Enhancing Anode-Free Lithium Metal Batteries: A Lightweight MPTS-MXene Current Collector for Superior Performance and Energy Density

Anode-free lithium metal batteries (AFLMBs) offer unparalleled energy density by eliminating excess lithium, making them a transformative candidate for next-generation energy storage. However, their commercialization faces significant challenges, including uncontrolled lithium dendrite growth, interfacial instability, and the limitations of conventional copper current collectors, which suffer from excessive weight and poor lithiophilicity. This study presents a breakthrough mercaptopropyl trimethoxysilane (MPTS)-functionalized MXene current collector that enables stable, high-efficiency AFLMB operation without pre-lithiation requirements. Through our study, we demonstrate that the Si–O structure-rich surface of MPTS-MXene facilitates a homogenous Li-ion flux, while its mechanically robust lamellar architecture promotes dendrite-free, compact lithium deposition. Moreover, the engineered interface fosters the formation of LiF-rich solid-electrolyte interphase (SEI), drastically reducing parasitic reactions and achieving an exceptional Coulombic efficiency of 99.15% at 2 mAh cm⁻². When integrated into MPTS-MXene||LiFePO₄ full cell, the system demonstrates outstanding cycling stability (99.60% efficiency) and retains 57.79% capacity over 100 cycles.
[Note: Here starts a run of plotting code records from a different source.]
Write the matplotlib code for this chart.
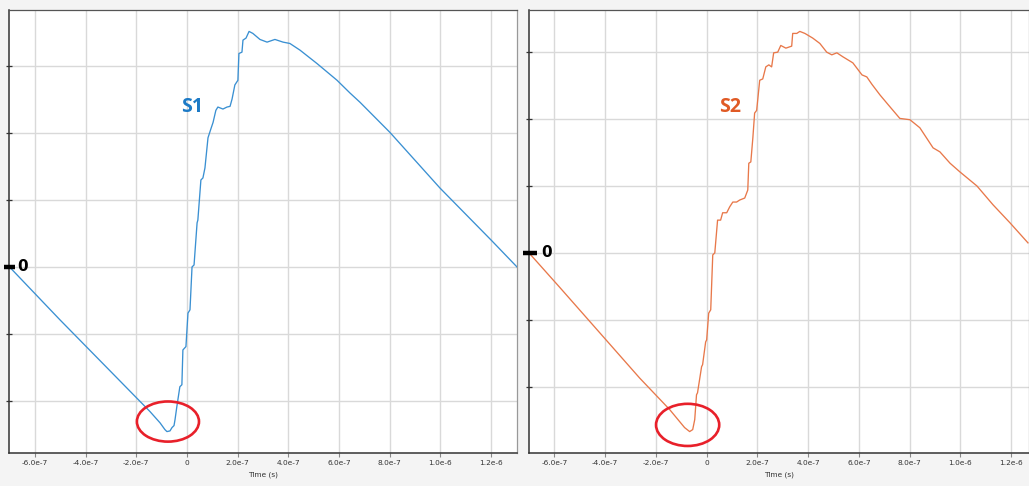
import matplotlib
matplotlib.use("Agg")
import matplotlib.pyplot as plt
import matplotlib.transforms as mtransforms
from matplotlib.patches import Ellipse
import numpy as np

# time in ns, amplitude in grid units (one grid division = 1)
s1_time_ns = [-700, -501, -304, -146, -106, -87, -79, -67, -59, -51, -47, -40, -28, -20,
              -16, -4, 4, 12, 20, 28, 40, 43, 55, 63, 71, 83, 95, 103, 114, 122, 142, 158,
              170, 178, 189, 201, 205, 217, 221, 233, 245, 260, 288, 316, 347, 379, 406,
              446, 513, 592, 643, 683, 801, 998, 1203, 1302]
s1_value = [0.0, -0.79, -1.55, -2.16, -2.33, -2.43, -2.46, -2.45, -2.40, -2.37, -2.28,
            -2.09, -1.79, -1.76, -1.24, -1.19, -0.69, -0.64, 0.0, 0.03, 0.66, 0.70, 1.30,
            1.33, 1.48, 1.93, 2.07, 2.16, 2.34, 2.39, 2.36, 2.39, 2.40, 2.51, 2.72, 2.79,
            3.19, 3.21, 3.39, 3.42, 3.52, 3.49, 3.40, 3.36, 3.40, 3.36, 3.34, 3.24, 3.04,
            2.79, 2.60, 2.46, 2.01, 1.18, 0.39, 0.0]

s2_time_ns = [-700, -580, -422, -264, -146, -87, -67, -55, -47, -40, -36, -20, -16, -4, 0,
              8, 16, 24, 32, 43, 55, 63, 79, 91, 103, 118, 130, 150, 162, 166, 174, 182,
              189, 197, 209, 221, 233, 245, 256, 264, 280, 292, 312, 335, 339, 355, 367,
              387, 418, 446, 473, 493, 513, 537, 576, 612, 631, 651, 683, 714, 761, 801,
              840, 892, 919, 959, 998, 1065, 1128, 1195, 1266]
s2_value = [0.0, -0.51, -1.19, -1.87, -2.34, -2.61, -2.67, -2.64, -2.49, -2.12, -2.09,
            -1.70, -1.67, -1.33, -1.30, -0.90, -0.85, -0.03, 0.0, 0.49, 0.49, 0.60, 0.60,
            0.69, 0.76, 0.76, 0.79, 0.82, 0.94, 1.34, 1.36, 1.72, 2.09, 2.13, 2.58, 2.60,
            2.78, 2.81, 2.78, 2.99, 3.00, 3.10, 3.06, 3.09, 3.28, 3.28, 3.31, 3.28, 3.21,
            3.13, 3.00, 2.96, 2.99, 2.93, 2.84, 2.66, 2.63, 2.52, 2.36, 2.22, 2.01, 1.99,
            1.87, 1.57, 1.51, 1.34, 1.21, 1.00, 0.72, 0.45, 0.15]

xtick_values = [-6e-7, -4e-7, -2e-7, 0, 2e-7, 4e-7, 6e-7, 8e-7, 1e-6, 1.2e-6]
xtick_labels = ["-6.0e-7", "-4.0e-7", "-2.0e-7", "0", "2.0e-7", "4.0e-7",
                "6.0e-7", "8.0e-7", "1.0e-6", "1.2e-6"]
ygrid_values = [-2, -1, 0, 1, 2, 3]

W, H = 1029, 486
fig = plt.figure(figsize=(W / 100, H / 100), dpi=100, facecolor="#f4f4f4")


def make_panel(left_px, right_px, time_ns, values, color, label, label_color,
               label_pos, ylim, xlim, ellipse, bar_span, zero_x):
    ax = fig.add_axes([left_px / W, (H - 453) / H, (right_px - left_px) / W, (453 - 10) / H])
    ax.set_facecolor("white")
    t = np.array(time_ns) * 1e-9
    ax.plot(t, values, color=color, lw=0.95, zorder=3)

    ax.set_xlim(*xlim)
    ax.set_ylim(*ylim)
    ax.set_xticks(xtick_values)
    ax.set_xticklabels(xtick_labels, fontsize=5.3, color="#333333")
    ax.set_yticks(ygrid_values)
    ax.set_yticklabels([])
    ax.grid(True, color="#d9d9d9", lw=1.0, zorder=0)
    ax.tick_params(axis="x", direction="out", length=3, width=0.8, color="#888888", pad=2)
    ax.tick_params(axis="y", direction="inout", length=4, width=0.9, color="#333333")
    ax.set_xlabel("Time (s)", fontsize=5.3, color="#333333", labelpad=4)

    for side in ("left", "bottom"):
        ax.spines[side].set_color("#333333")
        ax.spines[side].set_linewidth(1.1)
    ax.spines["top"].set_color("#555555")
    ax.spines["top"].set_linewidth(0.9)
    ax.spines["right"].set_color("#999999")
    ax.spines["right"].set_linewidth(0.9)

    # thick zero marker with label
    trans = mtransforms.blended_transform_factory(ax.transAxes, ax.transData)
    ax.plot(bar_span, [0, 0], color="black", lw=3.2, transform=trans,
            clip_on=False, solid_capstyle="butt", zorder=5)
    ax.text(zero_x, 0, "0", transform=trans, ha="left", va="center",
            fontsize=11, fontweight="bold", color="black", zorder=5)

    ax.text(label_pos[0], label_pos[1], label, ha="center", va="center",
            fontsize=14, fontweight="bold", color=label_color,
            family=["Open Sans", "DejaVu Sans"])

    cx, cy, ew, eh = ellipse
    ax.add_patch(Ellipse((cx, cy), ew, eh, fill=False, edgecolor="#e8202a",
                         lw=1.9, zorder=6))
    return ax


make_panel(9, 517, s1_time_ns, s1_value, "#3a90d2", "S1", "#1c7ac6",
           (2.0e-8, 2.39), (-2.78, 3.84), (-7.02e-7, 1.302e-6),
           (-7.5e-8, -2.31, 2.45e-7, 0.60), [-0.010, 0.012], 0.016)

make_panel(529, 1029, s2_time_ns, s2_value, "#e8784a", "S2", "#e05a25",
           (9.1e-8, 2.18), (-2.99, 3.63), (-7.0e-7, 1.27e-6),
           (-7.5e-8, -2.57, 2.49e-7, 0.63), [-0.012, 0.016], 0.024)

fig.savefig("out.png", dpi=100, facecolor=fig.get_facecolor())
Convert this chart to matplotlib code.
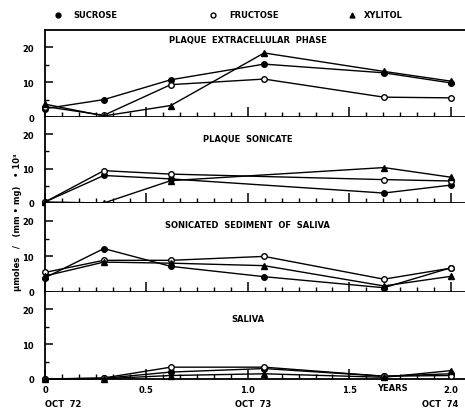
import numpy as np
import matplotlib
matplotlib.use("Agg")
import matplotlib.pyplot as plt
from matplotlib.lines import Line2D
from matplotlib.ticker import MultipleLocator, FixedLocator

# time in years from Oct 72
t_full = [0, 0.29, 0.62, 1.08, 1.67, 2.0]
t_sonic = [0, 0.29, 0.62, 1.67, 2.0]

panel_titles = ["PLAQUE  EXTRACELLULAR  PHASE", "PLAQUE  SONICATE",
                "SONICATED  SEDIMENT  OF  SALIVA", "SALIVA"]
title_y = [22.3, 18.8, 19.1, 17.4]

# plaque extracellular phase
p1_sucrose = [2.4, 5.0, 10.7, 15.2, 12.7, 9.8]
p1_fructose = [3.0, 0.5, 9.3, 10.9, 5.7, 5.5]
p1_xylitol = [3.7, 0.3, 3.3, 18.4, 13.1, 10.3]

# plaque sonicate
p2_sucrose = [0.3, 8.0, 7.0, 2.9, 5.2]
p2_fructose = [0.3, 9.4, 8.4, 6.8, 6.4]
p2_xylitol = [0.3, 0.0, 6.5, 10.3, 7.5]

# sonicated sediment of saliva
p3_sucrose = [4.0, 12.2, 7.2, 4.3, 1.2, 6.8]
p3_fructose = [5.5, 8.9, 8.9, 10.0, 3.6, 6.7]
p3_xylitol = [4.5, 8.4, 8.1, 7.4, 1.7, 4.4]

# saliva
p4_sucrose = [0, 0.2, 2.0, 3.0, 0.8, 1.5]
p4_fructose = [0, 0.3, 3.4, 3.4, 0.8, 1.0]
p4_xylitol = [0, 0.1, 1.0, 1.5, 0.5, 2.4]

panels = [
    (t_full, p1_sucrose, p1_fructose, p1_xylitol),
    (t_sonic, p2_sucrose, p2_fructose, p2_xylitol),
    (t_full, p3_sucrose, p3_fructose, p3_xylitol),
    (t_full, p4_sucrose, p4_fructose, p4_xylitol),
]

xticks = [0, 0.5, 1.0, 1.5, 2.0]
xticklabels = ["0", "0.5", "1.0", "1.5", "2.0"]

fs = 6
bold = dict(fontsize=fs, fontweight="bold", family="DejaVu Sans")

fig = plt.figure(figsize=(4.65, 4.10), dpi=100)
left, right = 45 / 465, 465 / 465
tops = [31, 118, 204, 293]
bots = [118, 204, 293, 380]
axes = []
for i in range(4):
    b = 1 - bots[i] / 410
    h = (bots[i] - tops[i]) / 410
    ax = fig.add_axes([left, b, right - left, h])
    axes.append(ax)

for i, ax in enumerate(axes):
    x, s, f, xy = panels[i]
    ax.plot(x, s, color="black", lw=1.0, marker="o", ms=4, mfc="black", clip_on=False, zorder=3)
    ax.plot(x, f, color="black", lw=1.0, marker="o", ms=4, mfc="white", clip_on=False, zorder=3)
    ax.plot(x, xy, color="black", lw=1.0, marker="^", ms=4, mfc="black", clip_on=False, zorder=3)
    ax.set_xlim(0, 2.07)
    ax.set_ylim(0, 25)
    ax.spines["right"].set_visible(False)
    if i > 0:
        ax.spines["top"].set_visible(False)
    for sp in ax.spines.values():
        sp.set_linewidth(1.3)
    ax.set_yticks([0, 10, 20])
    ax.set_yticklabels(["0", "10", "20"], **bold)
    ax.yaxis.set_minor_locator(FixedLocator([5, 15]))
    ax.tick_params(axis="y", which="major", direction="in", length=6, width=1.1, pad=8)
    ax.tick_params(axis="y", which="minor", direction="in", length=3, width=1.0)
    ax.set_xticks(xticks)
    ax.xaxis.set_minor_locator(MultipleLocator(1 / 12))
    ax.tick_params(axis="x", which="major", direction="in", length=7, width=1.1, top=False)
    ax.tick_params(axis="x", which="minor", direction="in", length=3.5, width=1.0, top=False)
    if i < 3:
        ax.set_xticklabels([])
    else:
        ax.set_xticklabels(xticklabels, **bold)
        ax.tick_params(axis="x", which="major", pad=4)
    ax.text(1.0, title_y[i], panel_titles[i], ha="center", va="center", **bold)

# x axis extras
fig.text(392 / 465, 1 - 389 / 410, "YEARS", ha="center", va="center", **bold)
fig.text(45 / 465, 1 - 405 / 410, "OCT  72", ha="left", va="center", **bold)
fig.text(253 / 465, 1 - 405 / 410, "OCT  73", ha="center", va="center", **bold)
fig.text(458 / 465, 1 - 405 / 410, "OCT  74", ha="right", va="center", **bold)

# y axis label
fig.text(17 / 465, 1 - 222 / 410, "µmoles   /   (mm • mg)   • 10³", rotation=90,
         ha="center", va="center", **bold)

# legend across the top
ly = 1 - 16 / 410
for mx, tx, lab, mk, fc in [(58, 73, "SUCROSE", "o", "black"),
                            (213, 229, "FRUCTOSE", "o", "white"),
                            (352, 364, "XYLITOL", "^", "black")]:
    fig.add_artist(Line2D([mx / 465], [ly], transform=fig.transFigure, marker=mk,
                          ms=3.5, mfc=fc, mec="black", color="black", lw=0))
    fig.text(tx / 465, ly, lab, ha="left", va="center", **bold)

fig.savefig("out.png", dpi=100)
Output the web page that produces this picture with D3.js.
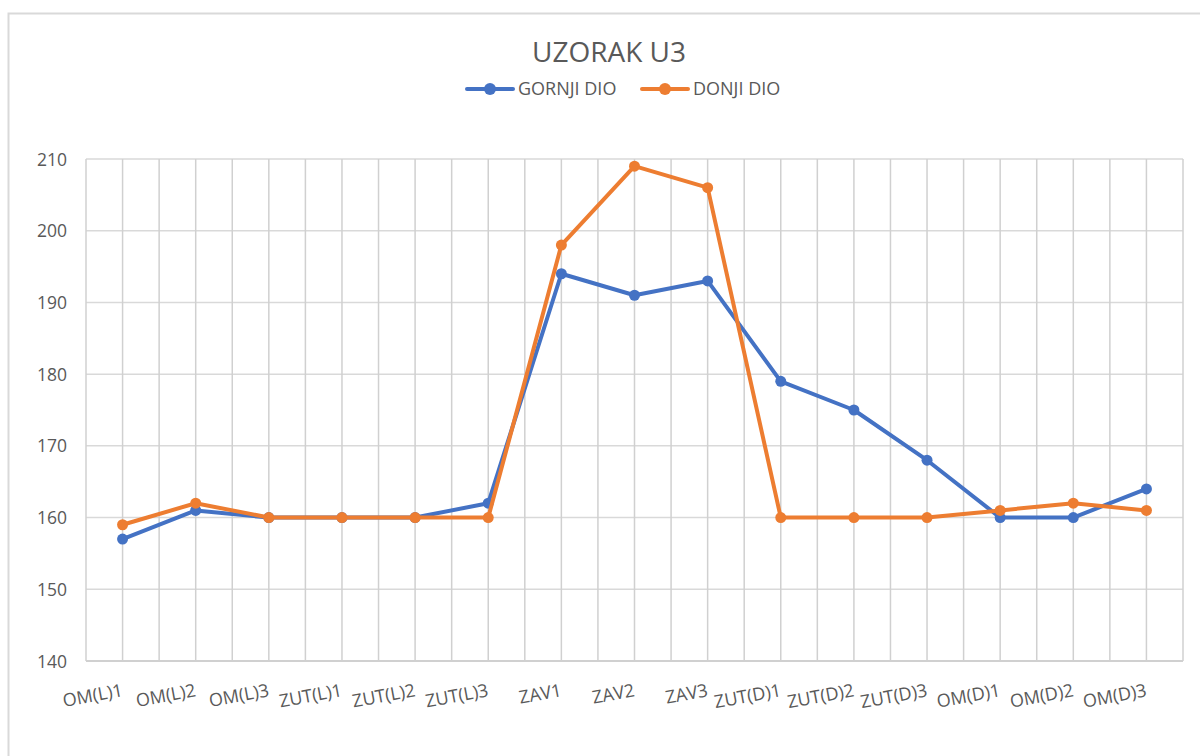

A critical advantage of the MPTS-MXene collector is its ultralight weight, only 15% of that of the copper per unit volume. By correlating MXene nanoengineering with electrochemical performance, this work provides a material-by-design blueprint to replace copper current collectors, paving the way for practical anode-free batteries with enhanced energy density and longevity.